McCarthy addresses RFS, biogenic emissions during hearing

By Erin Voegele | April 07, 2014

The U.S. EPA’s policies with regard to bioenergy were among the topics discussed during a recent EPA budget hearing held by the House Committee on Appropriations. During the event, EPA Administrator Gina McCarthy addressed questions on the proposed rule for the 2014 renewable fuel standard (RFS) and the agency’s revised accounting framework for biogenic carbon emissions.

Responding to a question focused on comments she made earlier this year at an agricultural conference about EPA’s intention to revise it’s 2014 RFS proposal in its final rulemaking, McCarthy specified that she had acknowledged that the ethanol and biodiesel industries clearly do not believe the proposed RFS represented the full breadth of what the agency could or should be doing to achieve the congressionally mandated levels in the law. “I told them that I would be taking a look at comments and they would see that we properly considered those,” she said, stressing that the EPA will consider all comments submitted on the proposal, including those in support of the proposed rule and those against it. “In terms of the final rule, we are going to do our best to meet the requirements under the law,” she said, noting that the agency is also recognizes that ethanol levels called for in statute are not seen to be able to be absorbed by the market at this time. “We are going to take a responsible approach that recognizes the infrastructure challenges and the inability at this point to achieve the levels of ethanol that are in the law.”

Later on in the hearing, McCarthy addressed the development of advanced and cellulosic biofuels. “I think that congressman we all agree—and the statute is pretty clear—that we are really trying to get to advanced and cellulosic [biofuels],” she said.
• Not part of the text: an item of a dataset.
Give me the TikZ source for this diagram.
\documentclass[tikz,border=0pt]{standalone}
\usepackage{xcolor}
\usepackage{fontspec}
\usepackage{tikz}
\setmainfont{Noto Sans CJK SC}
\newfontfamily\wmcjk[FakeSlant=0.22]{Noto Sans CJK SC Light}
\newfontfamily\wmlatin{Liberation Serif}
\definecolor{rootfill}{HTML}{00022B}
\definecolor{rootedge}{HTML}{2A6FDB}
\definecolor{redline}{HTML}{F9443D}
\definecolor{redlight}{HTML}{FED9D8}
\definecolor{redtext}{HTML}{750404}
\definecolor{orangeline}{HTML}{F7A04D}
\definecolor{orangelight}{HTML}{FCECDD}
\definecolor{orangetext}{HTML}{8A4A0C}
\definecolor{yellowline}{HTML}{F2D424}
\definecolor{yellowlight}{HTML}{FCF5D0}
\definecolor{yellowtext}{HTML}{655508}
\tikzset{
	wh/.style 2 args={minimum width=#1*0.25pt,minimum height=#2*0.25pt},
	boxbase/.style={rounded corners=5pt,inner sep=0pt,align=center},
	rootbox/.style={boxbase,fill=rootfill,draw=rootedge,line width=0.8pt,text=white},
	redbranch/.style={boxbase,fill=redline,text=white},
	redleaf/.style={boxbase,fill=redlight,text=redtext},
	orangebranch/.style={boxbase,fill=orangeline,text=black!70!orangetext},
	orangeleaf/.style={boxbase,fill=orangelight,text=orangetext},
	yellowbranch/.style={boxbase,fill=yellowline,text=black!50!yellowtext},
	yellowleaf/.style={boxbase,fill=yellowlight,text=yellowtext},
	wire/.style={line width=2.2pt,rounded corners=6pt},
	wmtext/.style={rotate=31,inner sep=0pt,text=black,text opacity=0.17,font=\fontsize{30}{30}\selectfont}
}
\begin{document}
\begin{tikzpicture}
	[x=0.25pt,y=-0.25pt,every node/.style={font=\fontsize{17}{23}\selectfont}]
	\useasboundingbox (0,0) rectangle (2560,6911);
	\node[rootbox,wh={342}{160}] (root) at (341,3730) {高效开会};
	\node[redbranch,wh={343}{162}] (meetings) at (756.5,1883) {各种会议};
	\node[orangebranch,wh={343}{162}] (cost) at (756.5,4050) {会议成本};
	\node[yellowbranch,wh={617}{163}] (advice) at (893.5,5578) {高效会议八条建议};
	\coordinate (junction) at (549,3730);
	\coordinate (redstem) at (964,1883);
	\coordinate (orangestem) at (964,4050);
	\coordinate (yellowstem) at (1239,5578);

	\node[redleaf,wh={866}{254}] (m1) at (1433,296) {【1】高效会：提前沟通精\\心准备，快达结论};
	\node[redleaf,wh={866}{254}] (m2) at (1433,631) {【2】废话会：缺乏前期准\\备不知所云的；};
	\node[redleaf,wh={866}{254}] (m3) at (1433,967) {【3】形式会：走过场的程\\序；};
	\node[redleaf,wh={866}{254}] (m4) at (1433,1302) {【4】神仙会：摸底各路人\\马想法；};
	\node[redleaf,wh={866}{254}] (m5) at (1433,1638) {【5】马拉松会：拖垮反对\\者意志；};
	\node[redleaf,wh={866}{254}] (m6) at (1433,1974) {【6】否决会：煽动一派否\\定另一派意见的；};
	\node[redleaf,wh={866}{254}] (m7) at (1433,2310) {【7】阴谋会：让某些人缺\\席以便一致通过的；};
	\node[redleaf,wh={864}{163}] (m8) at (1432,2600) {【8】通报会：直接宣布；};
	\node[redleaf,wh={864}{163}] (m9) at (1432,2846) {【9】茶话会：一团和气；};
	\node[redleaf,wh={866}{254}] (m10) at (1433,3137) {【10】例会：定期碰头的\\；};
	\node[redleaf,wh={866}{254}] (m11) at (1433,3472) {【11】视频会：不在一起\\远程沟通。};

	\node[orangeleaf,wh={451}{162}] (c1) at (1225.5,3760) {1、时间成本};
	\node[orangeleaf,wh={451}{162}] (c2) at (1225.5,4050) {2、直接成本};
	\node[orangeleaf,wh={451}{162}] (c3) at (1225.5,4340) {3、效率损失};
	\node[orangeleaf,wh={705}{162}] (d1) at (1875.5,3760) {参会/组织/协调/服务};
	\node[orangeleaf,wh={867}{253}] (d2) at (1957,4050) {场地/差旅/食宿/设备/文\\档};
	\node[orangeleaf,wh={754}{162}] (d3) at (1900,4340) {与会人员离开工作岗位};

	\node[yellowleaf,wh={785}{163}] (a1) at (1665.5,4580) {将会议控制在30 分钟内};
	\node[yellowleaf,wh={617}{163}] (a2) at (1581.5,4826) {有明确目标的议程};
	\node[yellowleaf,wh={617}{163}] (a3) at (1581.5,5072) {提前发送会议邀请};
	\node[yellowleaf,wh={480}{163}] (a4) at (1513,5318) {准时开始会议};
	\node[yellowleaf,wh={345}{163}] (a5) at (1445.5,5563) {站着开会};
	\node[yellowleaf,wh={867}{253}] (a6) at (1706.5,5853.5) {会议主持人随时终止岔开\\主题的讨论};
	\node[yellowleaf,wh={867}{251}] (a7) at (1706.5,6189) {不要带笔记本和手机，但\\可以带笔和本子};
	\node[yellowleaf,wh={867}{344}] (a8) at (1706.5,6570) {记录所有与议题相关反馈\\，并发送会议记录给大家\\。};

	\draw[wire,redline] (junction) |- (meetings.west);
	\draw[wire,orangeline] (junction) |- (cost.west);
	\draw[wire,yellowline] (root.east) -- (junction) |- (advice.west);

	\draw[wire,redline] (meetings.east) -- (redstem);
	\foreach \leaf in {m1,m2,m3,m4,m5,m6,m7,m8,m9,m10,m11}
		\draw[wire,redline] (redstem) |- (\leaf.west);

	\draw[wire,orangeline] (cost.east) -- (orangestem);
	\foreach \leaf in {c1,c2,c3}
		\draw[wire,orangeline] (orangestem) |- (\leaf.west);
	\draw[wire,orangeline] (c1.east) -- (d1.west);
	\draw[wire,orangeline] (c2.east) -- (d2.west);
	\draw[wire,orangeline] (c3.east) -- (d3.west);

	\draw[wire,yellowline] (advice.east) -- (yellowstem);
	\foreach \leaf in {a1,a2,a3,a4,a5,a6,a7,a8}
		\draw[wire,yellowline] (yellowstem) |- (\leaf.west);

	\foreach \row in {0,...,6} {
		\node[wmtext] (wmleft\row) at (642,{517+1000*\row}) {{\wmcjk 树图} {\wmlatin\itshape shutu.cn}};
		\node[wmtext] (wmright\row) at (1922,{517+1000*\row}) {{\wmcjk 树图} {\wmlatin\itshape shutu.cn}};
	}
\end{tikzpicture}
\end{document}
Regarding the treatment of biogenic carbon emissions from biomass sources, McCarthy stressed the EPA is anxious to finalize that proposal because the agency understands there is currently a lot of confusion. In July 2013, the U.S. Court of Appeals for the District of Columbia Circuit ruled that the EPA had provided insufficient legal justification to defer greenhouse gas (GHG) regulation of biogenic emissions and vacated the agency’s Deferral Rule

During the hearing, McCarthy said the EPA has been meeting with several organizations and companies on the issue, and those companies have provide the agency with great information. She also noted that a scientific advisory board is working on the issue to try to identify how to provide incentives for the continued use of biomass in sustainable ways. “On the whole, if you look at it, its very good from a greenhouse gas perspective,” she said. “The challenge is to put that into a framework that allows us to continue with the type of exemption…that the courts have now overturned, but to understand how we can look at biomass in a context of not just of greenhouse gas permitting, but on the whole to encourage the kind of sustainability that we are seeing out there.” McCarthy said she is hopeful that framework could be complete sometime this year.